Set exercise | Everything in the listing below from the line containing "What TikZ code" through the line containing "(0,0) rectangle (2029,1268);" should be repeated exactly; leave out every other line.
--- begin Records to process ---
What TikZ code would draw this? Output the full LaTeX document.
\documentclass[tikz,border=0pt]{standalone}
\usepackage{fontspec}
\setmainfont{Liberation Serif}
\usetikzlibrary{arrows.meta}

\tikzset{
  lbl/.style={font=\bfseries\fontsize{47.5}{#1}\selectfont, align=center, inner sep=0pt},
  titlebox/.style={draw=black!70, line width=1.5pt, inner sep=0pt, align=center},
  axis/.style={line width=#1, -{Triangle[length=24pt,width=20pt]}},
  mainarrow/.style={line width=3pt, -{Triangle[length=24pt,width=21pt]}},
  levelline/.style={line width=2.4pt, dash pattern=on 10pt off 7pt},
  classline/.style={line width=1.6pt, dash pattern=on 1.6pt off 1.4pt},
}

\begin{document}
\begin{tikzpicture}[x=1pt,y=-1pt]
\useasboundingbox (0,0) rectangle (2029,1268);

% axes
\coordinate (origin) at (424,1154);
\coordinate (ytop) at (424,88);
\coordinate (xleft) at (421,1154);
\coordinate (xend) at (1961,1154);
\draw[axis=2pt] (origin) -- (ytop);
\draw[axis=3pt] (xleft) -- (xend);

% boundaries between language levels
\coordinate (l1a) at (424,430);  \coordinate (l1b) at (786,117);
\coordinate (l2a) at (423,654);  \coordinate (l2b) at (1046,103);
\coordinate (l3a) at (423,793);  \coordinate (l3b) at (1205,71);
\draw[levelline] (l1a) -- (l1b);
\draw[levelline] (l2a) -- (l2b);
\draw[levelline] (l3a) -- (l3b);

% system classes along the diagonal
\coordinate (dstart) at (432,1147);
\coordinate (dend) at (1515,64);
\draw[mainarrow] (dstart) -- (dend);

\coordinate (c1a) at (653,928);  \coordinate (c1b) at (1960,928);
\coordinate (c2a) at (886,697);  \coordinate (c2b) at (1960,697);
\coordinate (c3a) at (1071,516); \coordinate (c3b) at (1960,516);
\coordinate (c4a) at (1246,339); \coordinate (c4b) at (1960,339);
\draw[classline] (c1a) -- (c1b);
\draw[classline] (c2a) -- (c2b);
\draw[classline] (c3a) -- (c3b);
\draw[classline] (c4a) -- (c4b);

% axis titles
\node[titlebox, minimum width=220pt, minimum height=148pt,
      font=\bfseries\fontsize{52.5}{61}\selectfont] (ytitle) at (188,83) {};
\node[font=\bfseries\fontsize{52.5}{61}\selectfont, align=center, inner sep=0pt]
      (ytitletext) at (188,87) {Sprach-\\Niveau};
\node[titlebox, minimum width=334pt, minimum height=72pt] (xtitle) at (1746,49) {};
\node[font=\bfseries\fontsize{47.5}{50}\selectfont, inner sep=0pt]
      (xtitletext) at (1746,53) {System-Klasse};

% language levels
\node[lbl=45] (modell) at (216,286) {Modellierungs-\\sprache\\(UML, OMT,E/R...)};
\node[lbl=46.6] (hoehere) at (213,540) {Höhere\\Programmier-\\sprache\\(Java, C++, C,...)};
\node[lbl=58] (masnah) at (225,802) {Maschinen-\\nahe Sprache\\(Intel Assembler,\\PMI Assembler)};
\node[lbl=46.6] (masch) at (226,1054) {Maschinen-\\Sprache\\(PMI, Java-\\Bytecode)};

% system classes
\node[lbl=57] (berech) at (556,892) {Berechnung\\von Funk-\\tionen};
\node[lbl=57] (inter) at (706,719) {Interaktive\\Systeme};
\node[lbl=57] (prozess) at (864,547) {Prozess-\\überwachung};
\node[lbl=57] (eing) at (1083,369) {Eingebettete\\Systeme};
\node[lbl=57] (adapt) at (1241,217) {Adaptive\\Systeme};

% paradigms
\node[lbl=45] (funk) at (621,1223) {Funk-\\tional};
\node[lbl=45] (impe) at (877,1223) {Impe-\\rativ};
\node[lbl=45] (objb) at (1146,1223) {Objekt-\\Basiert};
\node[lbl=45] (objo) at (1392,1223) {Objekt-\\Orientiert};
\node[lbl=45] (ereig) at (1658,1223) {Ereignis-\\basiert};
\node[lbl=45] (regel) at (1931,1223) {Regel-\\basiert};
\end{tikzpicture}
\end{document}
--- end Records to process ---
--- begin Records to process ---
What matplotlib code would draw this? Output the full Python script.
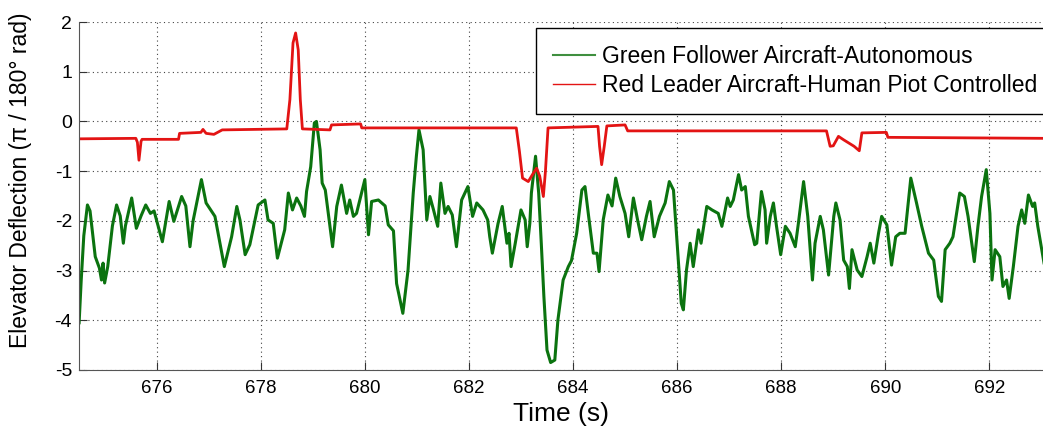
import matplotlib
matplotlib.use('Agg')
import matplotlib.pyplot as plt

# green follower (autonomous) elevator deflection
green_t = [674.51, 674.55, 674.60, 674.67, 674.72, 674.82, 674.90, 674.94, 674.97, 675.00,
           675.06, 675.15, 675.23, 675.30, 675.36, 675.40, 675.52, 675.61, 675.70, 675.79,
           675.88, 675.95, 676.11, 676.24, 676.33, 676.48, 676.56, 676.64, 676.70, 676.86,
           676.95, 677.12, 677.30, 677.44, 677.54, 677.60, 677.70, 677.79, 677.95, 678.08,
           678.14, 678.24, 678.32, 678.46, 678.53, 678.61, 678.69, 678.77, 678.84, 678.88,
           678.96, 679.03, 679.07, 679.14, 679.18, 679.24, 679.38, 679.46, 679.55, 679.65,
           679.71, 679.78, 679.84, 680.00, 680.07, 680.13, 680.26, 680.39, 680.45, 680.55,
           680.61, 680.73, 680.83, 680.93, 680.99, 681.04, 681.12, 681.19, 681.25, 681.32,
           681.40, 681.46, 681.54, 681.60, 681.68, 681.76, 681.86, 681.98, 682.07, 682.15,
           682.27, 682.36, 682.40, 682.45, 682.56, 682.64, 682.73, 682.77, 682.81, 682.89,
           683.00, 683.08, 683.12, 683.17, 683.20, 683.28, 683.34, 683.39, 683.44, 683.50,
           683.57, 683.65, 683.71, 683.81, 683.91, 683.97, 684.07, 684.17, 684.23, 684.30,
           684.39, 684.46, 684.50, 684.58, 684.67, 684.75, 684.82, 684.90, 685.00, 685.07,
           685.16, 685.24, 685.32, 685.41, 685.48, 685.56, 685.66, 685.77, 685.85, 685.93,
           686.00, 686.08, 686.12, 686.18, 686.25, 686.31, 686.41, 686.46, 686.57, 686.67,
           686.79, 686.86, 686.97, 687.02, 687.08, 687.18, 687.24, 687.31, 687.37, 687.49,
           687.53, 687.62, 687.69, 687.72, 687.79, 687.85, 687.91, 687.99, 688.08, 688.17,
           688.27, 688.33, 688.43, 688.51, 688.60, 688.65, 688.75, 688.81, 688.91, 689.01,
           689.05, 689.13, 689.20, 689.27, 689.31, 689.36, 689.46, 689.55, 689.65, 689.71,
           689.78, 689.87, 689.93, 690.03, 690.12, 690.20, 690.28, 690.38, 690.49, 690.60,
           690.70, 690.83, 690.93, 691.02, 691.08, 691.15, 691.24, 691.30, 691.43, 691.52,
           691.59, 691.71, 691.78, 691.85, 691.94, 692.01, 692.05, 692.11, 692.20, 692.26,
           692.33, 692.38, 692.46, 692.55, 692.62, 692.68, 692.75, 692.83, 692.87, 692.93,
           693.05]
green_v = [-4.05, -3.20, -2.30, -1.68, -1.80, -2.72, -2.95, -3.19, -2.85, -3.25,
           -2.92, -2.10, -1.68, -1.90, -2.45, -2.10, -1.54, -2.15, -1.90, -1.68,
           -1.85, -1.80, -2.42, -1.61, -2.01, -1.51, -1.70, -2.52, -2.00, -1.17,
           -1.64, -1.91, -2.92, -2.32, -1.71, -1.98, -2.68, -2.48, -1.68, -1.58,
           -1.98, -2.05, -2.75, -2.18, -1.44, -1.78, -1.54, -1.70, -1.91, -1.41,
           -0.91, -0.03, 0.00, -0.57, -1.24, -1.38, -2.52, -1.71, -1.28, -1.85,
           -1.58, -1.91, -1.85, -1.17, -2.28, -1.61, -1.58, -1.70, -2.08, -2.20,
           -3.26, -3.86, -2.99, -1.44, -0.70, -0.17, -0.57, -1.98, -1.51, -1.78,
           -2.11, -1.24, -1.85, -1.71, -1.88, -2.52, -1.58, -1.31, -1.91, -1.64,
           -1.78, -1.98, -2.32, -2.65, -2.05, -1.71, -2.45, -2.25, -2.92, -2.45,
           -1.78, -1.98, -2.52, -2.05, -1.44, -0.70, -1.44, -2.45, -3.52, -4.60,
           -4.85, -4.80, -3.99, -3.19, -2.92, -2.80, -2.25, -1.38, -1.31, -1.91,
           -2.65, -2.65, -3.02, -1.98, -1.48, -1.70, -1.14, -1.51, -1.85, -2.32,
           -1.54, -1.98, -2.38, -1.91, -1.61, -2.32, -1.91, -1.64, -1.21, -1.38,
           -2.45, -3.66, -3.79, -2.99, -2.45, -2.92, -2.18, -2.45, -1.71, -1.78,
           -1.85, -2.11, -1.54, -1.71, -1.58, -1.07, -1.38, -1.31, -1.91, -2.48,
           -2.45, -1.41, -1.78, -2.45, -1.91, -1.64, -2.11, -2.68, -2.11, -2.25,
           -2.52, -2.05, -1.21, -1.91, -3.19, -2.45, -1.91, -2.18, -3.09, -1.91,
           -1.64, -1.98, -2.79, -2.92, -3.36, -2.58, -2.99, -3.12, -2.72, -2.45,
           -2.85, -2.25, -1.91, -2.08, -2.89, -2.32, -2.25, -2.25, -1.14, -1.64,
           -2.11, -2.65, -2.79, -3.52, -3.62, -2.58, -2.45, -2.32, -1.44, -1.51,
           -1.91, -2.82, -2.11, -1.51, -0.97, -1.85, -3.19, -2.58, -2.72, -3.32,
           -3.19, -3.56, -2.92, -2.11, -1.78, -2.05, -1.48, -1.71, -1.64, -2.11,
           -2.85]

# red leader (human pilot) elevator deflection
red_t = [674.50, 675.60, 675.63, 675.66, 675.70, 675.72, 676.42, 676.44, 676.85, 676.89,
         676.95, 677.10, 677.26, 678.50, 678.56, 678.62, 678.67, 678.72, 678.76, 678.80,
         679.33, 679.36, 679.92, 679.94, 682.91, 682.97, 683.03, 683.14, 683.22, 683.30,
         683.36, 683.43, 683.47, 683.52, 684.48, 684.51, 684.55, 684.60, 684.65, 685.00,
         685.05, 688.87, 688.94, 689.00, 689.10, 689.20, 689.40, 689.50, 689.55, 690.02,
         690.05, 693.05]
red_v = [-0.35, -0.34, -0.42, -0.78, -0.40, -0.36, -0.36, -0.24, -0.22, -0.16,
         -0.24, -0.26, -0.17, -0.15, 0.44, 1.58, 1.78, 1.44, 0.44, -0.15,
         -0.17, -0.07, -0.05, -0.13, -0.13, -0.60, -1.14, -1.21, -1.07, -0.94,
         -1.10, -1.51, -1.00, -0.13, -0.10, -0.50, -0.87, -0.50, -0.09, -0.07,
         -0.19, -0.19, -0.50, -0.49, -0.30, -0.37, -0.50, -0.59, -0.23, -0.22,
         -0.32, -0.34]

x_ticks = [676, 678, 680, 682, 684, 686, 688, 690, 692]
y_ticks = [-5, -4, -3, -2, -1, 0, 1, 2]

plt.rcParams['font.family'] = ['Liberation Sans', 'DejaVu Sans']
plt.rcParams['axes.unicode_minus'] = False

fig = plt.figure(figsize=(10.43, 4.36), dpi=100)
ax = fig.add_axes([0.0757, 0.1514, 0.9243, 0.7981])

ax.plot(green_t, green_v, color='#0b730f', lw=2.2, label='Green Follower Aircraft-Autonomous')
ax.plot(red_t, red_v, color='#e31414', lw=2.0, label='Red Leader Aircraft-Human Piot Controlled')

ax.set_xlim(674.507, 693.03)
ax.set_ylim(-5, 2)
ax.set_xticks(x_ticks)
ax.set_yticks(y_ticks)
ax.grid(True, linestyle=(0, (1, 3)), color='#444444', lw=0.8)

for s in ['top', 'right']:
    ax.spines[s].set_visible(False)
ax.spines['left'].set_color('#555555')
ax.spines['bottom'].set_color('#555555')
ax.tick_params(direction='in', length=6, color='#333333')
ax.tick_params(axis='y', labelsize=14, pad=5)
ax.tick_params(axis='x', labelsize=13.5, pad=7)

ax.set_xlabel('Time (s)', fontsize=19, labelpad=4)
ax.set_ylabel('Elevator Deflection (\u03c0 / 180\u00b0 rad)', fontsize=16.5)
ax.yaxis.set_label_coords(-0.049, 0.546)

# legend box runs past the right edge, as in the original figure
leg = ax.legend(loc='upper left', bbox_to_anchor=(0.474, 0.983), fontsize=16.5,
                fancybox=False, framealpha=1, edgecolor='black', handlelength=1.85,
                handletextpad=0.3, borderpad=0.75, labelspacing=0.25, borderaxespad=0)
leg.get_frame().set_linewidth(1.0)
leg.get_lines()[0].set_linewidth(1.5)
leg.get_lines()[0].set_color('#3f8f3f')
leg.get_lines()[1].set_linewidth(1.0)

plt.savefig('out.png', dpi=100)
--- end Records to process ---
--- begin Records to process ---
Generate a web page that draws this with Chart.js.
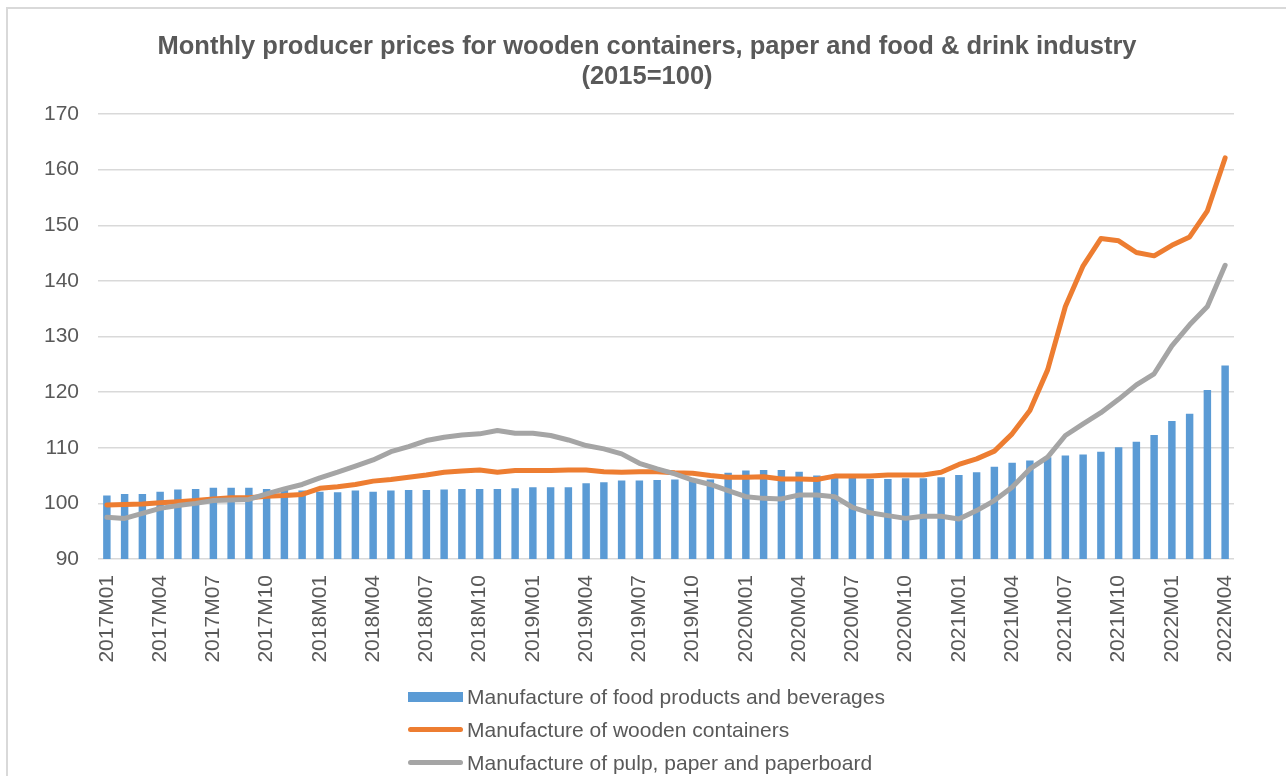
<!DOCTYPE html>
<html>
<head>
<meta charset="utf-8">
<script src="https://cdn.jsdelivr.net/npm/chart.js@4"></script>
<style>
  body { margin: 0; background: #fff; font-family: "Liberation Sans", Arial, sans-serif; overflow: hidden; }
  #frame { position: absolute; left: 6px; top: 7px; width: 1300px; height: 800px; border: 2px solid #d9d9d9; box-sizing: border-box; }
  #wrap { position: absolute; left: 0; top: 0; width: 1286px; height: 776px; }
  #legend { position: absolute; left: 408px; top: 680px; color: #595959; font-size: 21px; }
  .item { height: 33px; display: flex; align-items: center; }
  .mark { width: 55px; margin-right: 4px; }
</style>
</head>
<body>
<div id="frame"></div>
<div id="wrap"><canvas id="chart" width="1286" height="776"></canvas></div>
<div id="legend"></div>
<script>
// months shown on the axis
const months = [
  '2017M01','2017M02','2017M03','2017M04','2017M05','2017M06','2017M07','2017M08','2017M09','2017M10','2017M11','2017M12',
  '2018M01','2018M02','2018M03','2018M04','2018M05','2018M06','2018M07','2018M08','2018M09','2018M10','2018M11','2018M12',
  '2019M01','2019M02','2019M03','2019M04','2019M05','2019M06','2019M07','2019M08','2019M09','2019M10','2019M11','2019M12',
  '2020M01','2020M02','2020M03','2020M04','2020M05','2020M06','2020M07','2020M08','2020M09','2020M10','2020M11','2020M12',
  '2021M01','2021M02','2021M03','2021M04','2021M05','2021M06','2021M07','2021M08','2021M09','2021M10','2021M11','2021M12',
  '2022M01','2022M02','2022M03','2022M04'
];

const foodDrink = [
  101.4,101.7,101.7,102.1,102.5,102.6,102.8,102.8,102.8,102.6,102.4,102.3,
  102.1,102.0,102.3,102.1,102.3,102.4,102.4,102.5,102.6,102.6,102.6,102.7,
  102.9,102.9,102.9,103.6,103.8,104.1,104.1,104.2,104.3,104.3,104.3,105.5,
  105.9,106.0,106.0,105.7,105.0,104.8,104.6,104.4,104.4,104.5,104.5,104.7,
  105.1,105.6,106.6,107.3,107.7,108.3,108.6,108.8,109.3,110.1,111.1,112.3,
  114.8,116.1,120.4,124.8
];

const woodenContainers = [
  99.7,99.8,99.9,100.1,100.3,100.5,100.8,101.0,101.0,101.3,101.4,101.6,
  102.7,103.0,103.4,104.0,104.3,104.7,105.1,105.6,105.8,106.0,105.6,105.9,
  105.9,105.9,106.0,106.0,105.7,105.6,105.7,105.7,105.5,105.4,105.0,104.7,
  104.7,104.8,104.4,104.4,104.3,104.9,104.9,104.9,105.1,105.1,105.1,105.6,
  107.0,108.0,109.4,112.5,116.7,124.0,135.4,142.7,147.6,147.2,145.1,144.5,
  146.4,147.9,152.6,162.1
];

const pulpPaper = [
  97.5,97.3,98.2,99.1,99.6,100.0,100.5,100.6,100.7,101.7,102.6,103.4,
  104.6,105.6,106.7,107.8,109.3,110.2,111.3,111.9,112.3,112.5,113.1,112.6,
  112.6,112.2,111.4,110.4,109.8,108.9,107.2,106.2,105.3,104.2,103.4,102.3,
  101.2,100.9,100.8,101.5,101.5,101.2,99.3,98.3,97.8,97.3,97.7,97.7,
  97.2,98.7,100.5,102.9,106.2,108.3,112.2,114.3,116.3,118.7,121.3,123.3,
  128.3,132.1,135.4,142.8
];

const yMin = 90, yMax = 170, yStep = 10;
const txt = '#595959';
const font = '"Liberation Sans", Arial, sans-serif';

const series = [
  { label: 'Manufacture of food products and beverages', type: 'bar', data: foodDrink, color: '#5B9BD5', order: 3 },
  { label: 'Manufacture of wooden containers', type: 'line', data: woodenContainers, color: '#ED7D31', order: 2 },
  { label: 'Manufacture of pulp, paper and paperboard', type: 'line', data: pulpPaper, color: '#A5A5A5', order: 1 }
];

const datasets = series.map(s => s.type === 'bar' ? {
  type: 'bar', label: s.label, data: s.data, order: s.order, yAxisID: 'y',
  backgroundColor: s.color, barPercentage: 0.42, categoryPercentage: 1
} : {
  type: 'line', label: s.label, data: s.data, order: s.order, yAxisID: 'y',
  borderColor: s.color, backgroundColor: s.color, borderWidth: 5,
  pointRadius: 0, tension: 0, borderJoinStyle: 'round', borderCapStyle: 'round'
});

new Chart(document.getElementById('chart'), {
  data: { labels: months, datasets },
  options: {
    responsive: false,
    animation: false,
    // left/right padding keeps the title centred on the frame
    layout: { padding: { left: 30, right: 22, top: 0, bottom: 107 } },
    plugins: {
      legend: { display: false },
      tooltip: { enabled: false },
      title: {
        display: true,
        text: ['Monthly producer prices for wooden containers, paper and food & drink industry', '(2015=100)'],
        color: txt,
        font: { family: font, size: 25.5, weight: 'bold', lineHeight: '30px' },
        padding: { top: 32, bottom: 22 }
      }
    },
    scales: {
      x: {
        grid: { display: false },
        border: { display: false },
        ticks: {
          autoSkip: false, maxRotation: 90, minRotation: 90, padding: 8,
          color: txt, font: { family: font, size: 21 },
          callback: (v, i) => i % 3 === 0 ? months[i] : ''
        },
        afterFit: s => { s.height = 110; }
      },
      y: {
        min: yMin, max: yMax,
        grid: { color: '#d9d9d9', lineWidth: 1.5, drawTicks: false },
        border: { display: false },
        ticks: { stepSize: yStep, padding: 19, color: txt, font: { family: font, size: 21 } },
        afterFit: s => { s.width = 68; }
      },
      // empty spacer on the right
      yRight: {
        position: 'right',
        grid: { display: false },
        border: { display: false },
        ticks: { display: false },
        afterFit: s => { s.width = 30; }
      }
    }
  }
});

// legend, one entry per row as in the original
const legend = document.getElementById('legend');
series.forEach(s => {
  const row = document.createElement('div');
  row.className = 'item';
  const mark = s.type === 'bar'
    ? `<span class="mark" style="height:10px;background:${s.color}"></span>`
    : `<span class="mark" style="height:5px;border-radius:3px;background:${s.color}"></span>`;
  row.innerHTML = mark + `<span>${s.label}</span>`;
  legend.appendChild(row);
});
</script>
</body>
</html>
--- end Records to process ---
Exercise result |
What TikZ code would draw this? Output the full LaTeX document.
\documentclass[tikz,border=0pt]{standalone}
\usepackage{fontspec}
\setmainfont{Liberation Serif}
\usetikzlibrary{arrows.meta}

\tikzset{
  lbl/.style={font=\bfseries\fontsize{47.5}{#1}\selectfont, align=center, inner sep=0pt},
  titlebox/.style={draw=black!70, line width=1.5pt, inner sep=0pt, align=center},
  axis/.style={line width=#1, -{Triangle[length=24pt,width=20pt]}},
  mainarrow/.style={line width=3pt, -{Triangle[length=24pt,width=21pt]}},
  levelline/.style={line width=2.4pt, dash pattern=on 10pt off 7pt},
  classline/.style={line width=1.6pt, dash pattern=on 1.6pt off 1.4pt},
}

\begin{document}
\begin{tikzpicture}[x=1pt,y=-1pt]
\useasboundingbox (0,0) rectangle (2029,1268);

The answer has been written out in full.